Nearly two days have passed since the leaked footage appeared online, and by next week I doubt that most of the people who watched it will remember. But I think it's worth asking ourselves why the video was published in the first place, why there was an audience for it, and why so many of us were eager to waste eight minutes of our lives in the hope of getting that little jolt of moral superiority that comes with watching someone else do a thing that each of us has done a million times.
Are any of us actually under the impression that we have never been rude, that we have all lived lives in which we have done nothing of which we should be ashamed? Why is it equally easy to enjoy the spectacle of watching others do or say something stupid and to justify or simply to avoid thinking about all the times when we have failed to be kind? There is something especially absurd about taking to Twitter, a website that seems to exist solely for the purpose of being vicious to strangers, in order to congratulate ourselves on not being whoever is the latest victim of our group exercise in reverse-goodwill.
Liberalism is not very comfortable with forgiveness. In America today everything is permitted except those things which are absolutely unforgivable. The amount of scorn and cruelty we feel comfortable heaping upon those who depart even casually from whatever the latest defined norm might be is staggering. A few years ago a man working for the European Space Agency wore a stupid Hawaiian shirt featuring old-fashioned pin-up-style images of women on it to an event at which he successfully landed a spacecraft on a comet. His fashion sense was denounced immediately as bad and even sexist by people who have no problem with Game of Thrones or hardcore pornography or rap lyrics. Today he is far more famous for the shirt than for his scientific achievement. Nor did his almost immediate apology win him much good will. His "personal apology doesn't make up for the fact that no one at ESA saw fit to stop him from representing the space community with clothing that demeans 50 percent of the world's population," The Verge editorialized.
Something similar happened recently when Michelle Goldberg wrote a book review for The New York Times that contained a number of errors. The author of the book was understandably upset that her work had been mischaracterized, but the level of interest generated by the review was totally out of keeping with the gravity of Goldberg's mistake, which became the occasion for endless glib speculation about goings-on at the paper. When she later tweeted that she would "give a kidney and five years of my life" to take back her error, it was impossible not to feel sorry for her. How cruel and unforgiving is our public culture that a talented writer could feel this way about a book review? The Sunday Book Review is, not to put too fine a point on it, the laziest, most boring section of its kind in the English-speaking world: staid, blandly written, with an emphasis on, well, correctness. No critics do less with more than its contributors. It needs spicing up, and a smart, funny, negative review was probably something her editors really wanted. It didn't quite work, and Goldberg feels bad about it and will almost certainly be more careful in the future. Maybe we should all move on?

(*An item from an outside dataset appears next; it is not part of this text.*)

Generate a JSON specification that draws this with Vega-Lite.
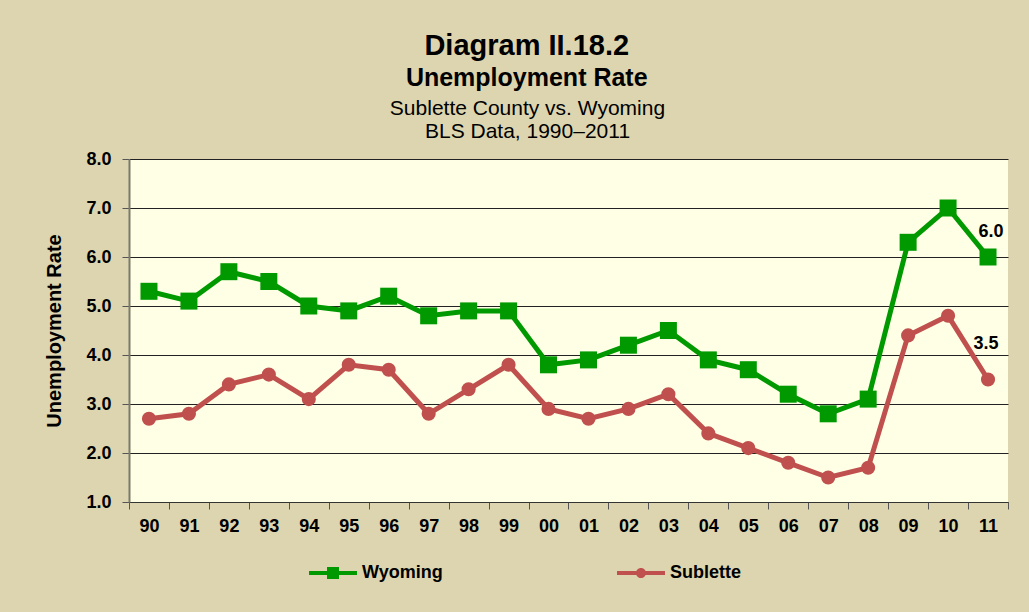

But a liberal society values order and procedure, however defined, above principles. Charity is an impossibility when the axis along which all of our actions are measured is one of compliance rather than of good and evil. This is why responses to O'Donnell and Goldberg nearly always involved some kind of variation on the phrase "bad optics." It is difficult to think of a more vacuous phrase or one more redolent of the higher liberalism. When someone complains about the "optics" or suggests that this or that some malfeasance involves a "bad look," what he is saying is not that it is especially egregious in itself — we are all familiar with rudeness and sloppiness — but that it will appear bad to some unspecified observer.
We need to stop gesturing in the direction of that pitiless unknown hyper-critical onlooker, who is actually all of us at our worst.